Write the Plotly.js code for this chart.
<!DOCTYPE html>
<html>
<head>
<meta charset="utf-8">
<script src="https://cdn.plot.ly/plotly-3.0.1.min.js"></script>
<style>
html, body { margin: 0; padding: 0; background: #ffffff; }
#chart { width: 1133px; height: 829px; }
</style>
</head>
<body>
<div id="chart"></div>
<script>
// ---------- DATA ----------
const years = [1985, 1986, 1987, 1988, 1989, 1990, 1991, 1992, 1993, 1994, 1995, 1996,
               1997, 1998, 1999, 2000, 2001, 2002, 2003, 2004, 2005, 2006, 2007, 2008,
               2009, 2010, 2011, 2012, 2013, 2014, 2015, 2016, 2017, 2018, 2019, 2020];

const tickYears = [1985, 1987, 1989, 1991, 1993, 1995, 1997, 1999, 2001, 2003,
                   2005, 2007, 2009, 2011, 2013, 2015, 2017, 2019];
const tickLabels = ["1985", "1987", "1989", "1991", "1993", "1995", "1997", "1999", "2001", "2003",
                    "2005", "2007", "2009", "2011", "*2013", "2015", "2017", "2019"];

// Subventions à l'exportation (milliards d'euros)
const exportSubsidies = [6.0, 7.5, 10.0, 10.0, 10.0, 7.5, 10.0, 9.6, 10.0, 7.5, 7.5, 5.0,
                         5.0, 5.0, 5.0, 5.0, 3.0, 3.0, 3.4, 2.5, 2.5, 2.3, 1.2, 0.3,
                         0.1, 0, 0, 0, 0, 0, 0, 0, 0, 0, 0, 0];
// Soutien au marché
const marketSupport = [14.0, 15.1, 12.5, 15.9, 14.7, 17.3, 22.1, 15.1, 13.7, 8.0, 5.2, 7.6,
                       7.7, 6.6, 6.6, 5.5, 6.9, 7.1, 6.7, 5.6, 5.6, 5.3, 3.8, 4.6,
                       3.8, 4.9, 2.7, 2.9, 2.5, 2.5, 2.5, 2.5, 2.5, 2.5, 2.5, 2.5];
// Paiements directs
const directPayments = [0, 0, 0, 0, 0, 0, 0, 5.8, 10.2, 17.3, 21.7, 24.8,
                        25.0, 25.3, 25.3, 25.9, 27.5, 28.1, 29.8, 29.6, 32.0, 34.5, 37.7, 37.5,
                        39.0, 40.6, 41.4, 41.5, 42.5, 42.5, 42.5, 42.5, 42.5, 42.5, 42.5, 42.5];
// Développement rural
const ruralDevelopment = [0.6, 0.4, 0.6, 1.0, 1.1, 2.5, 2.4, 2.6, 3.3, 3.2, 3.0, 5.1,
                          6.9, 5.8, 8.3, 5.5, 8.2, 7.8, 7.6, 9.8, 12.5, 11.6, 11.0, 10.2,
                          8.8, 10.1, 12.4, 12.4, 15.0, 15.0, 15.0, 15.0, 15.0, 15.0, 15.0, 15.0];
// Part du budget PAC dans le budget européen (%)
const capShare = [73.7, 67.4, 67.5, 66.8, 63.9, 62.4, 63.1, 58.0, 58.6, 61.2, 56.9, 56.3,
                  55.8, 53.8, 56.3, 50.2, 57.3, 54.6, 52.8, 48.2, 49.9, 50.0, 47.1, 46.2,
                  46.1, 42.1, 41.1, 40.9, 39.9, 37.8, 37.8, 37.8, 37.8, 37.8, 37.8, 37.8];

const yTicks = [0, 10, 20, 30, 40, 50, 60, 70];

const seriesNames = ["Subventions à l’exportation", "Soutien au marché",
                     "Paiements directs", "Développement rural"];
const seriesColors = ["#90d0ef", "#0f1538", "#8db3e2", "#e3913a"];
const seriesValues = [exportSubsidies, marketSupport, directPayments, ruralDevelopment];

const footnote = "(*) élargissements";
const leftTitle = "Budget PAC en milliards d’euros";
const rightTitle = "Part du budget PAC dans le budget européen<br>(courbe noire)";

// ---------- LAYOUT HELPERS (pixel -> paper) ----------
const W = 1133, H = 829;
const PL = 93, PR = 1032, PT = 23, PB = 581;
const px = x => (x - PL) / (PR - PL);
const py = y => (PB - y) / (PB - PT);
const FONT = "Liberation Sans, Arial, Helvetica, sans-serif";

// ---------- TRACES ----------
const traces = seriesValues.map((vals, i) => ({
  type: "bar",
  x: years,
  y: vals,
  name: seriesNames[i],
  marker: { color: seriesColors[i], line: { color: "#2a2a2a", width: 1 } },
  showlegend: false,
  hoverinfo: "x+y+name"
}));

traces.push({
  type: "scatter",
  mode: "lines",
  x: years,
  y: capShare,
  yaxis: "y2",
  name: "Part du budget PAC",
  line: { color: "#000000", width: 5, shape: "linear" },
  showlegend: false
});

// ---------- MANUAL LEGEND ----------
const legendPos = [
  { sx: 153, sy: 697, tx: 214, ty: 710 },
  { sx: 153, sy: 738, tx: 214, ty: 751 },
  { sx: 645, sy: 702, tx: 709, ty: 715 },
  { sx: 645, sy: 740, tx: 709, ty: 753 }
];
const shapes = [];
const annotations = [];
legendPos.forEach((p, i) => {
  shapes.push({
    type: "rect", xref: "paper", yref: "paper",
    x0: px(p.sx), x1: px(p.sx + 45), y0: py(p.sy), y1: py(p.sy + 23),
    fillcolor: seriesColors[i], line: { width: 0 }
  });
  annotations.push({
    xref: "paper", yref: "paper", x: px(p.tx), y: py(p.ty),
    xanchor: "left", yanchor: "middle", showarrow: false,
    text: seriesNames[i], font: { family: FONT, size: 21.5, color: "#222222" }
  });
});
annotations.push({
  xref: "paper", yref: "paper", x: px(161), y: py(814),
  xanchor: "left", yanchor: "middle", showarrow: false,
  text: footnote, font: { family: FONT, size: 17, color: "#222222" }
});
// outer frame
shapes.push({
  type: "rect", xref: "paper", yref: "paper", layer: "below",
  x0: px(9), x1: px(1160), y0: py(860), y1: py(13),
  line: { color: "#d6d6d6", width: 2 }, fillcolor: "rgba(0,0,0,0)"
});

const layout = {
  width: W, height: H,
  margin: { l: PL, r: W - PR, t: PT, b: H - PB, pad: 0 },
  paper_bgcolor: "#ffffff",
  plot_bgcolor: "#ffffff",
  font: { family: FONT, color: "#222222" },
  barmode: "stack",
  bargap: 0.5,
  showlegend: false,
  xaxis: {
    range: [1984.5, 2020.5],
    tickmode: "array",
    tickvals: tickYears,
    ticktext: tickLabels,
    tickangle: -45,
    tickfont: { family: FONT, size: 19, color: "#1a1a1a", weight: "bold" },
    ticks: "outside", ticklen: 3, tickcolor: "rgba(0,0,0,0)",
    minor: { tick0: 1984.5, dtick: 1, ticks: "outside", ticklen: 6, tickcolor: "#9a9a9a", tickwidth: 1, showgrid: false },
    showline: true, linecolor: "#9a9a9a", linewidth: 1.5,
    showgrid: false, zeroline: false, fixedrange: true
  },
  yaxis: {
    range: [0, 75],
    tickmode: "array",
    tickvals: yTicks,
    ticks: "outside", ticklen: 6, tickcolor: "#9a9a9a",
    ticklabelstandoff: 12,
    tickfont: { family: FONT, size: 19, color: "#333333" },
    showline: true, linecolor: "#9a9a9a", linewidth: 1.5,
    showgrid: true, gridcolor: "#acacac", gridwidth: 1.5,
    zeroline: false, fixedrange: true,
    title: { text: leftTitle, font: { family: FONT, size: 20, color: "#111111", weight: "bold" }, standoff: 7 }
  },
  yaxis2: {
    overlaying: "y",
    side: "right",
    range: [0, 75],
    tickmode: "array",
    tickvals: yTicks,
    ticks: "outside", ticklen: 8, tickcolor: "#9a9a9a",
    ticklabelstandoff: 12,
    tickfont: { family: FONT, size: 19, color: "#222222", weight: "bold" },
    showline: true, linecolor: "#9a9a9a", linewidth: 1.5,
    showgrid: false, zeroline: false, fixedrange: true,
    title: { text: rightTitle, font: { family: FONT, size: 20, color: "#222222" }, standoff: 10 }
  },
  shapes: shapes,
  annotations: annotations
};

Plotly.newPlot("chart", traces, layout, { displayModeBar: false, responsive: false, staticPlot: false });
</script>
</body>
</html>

★ ★ ★ ★

Exercise details – Return only the lines from the beginning of the material up to and including the line with "2018, 2019, 2020];", exactly as written.

Written solution –
Write the Plotly.js code for this chart.
<!DOCTYPE html>
<html>
<head>
<meta charset="utf-8">
<script src="https://cdn.plot.ly/plotly-3.0.1.min.js"></script>
<style>
html, body { margin: 0; padding: 0; background: #ffffff; }
#chart { width: 1133px; height: 829px; }
</style>
</head>
<body>
<div id="chart"></div>
<script>
// ---------- DATA ----------
const years = [1985, 1986, 1987, 1988, 1989, 1990, 1991, 1992, 1993, 1994, 1995, 1996,
               1997, 1998, 1999, 2000, 2001, 2002, 2003, 2004, 2005, 2006, 2007, 2008,
               2009, 2010, 2011, 2012, 2013, 2014, 2015, 2016, 2017, 2018, 2019, 2020];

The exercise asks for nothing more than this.